Phenomena: Solar activity, SME
Satellite: GOES-16 (GOES East)
Instrument: Solar Ultraviolet Imager (SUVI)
Product: 131 Å channel
Date: October 3, 2024
Time: 8:19 a.m. EDT
On Oct. 3, 2024, at 8:18 a.m. EDT, NOAA’s GOES East satellite captured the Sun emitting a strong solar flare, seen here as a bright patch in the lower center of this imagery. Classified as an X9.0 flare, (X-class denotes the most intense flares, while the number provides more information about its strength) it is the most powerful so far in Solar Cycle 25.
Solar flares are powerful bursts of energy. Flares and solar eruptions can affect radio communications, electric power grids, navigation signals, and pose risks to spacecraft and astronauts. NOAA’s Space Weather Prediction Center (SWPC) forecasters has issued G3 (Strong) Geomagnetic Storm Watches for October 4 through 6, due to a pair of coronal mass ejections– the first taking place on Oct. 1– that are anticipated to arrive over the course of the next three days.

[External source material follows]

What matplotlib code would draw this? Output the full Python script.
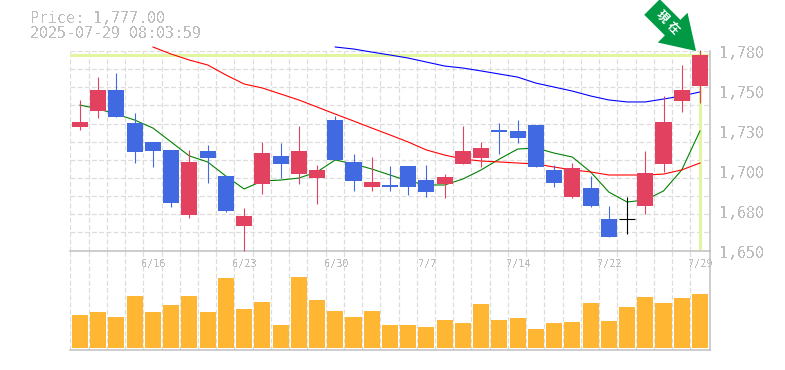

NOAA’s GOES East and West satellites each carry a sophisticated extreme ultraviolet (EUV) telescope called the Solar Ultraviolet Imager (SUVI). This telescope allows forecasters to monitor the Sun’s hot outer atmosphere, or corona. EUV photons are created in the million-degree plasma of the corona and are not visible from the ground, because they get absorbed by the Earth’s atmosphere. Observations of solar EUV emission aids in the early detection of solar flares, coronal mass ejections (CMEs), and other phenomena that impact the geospace environment.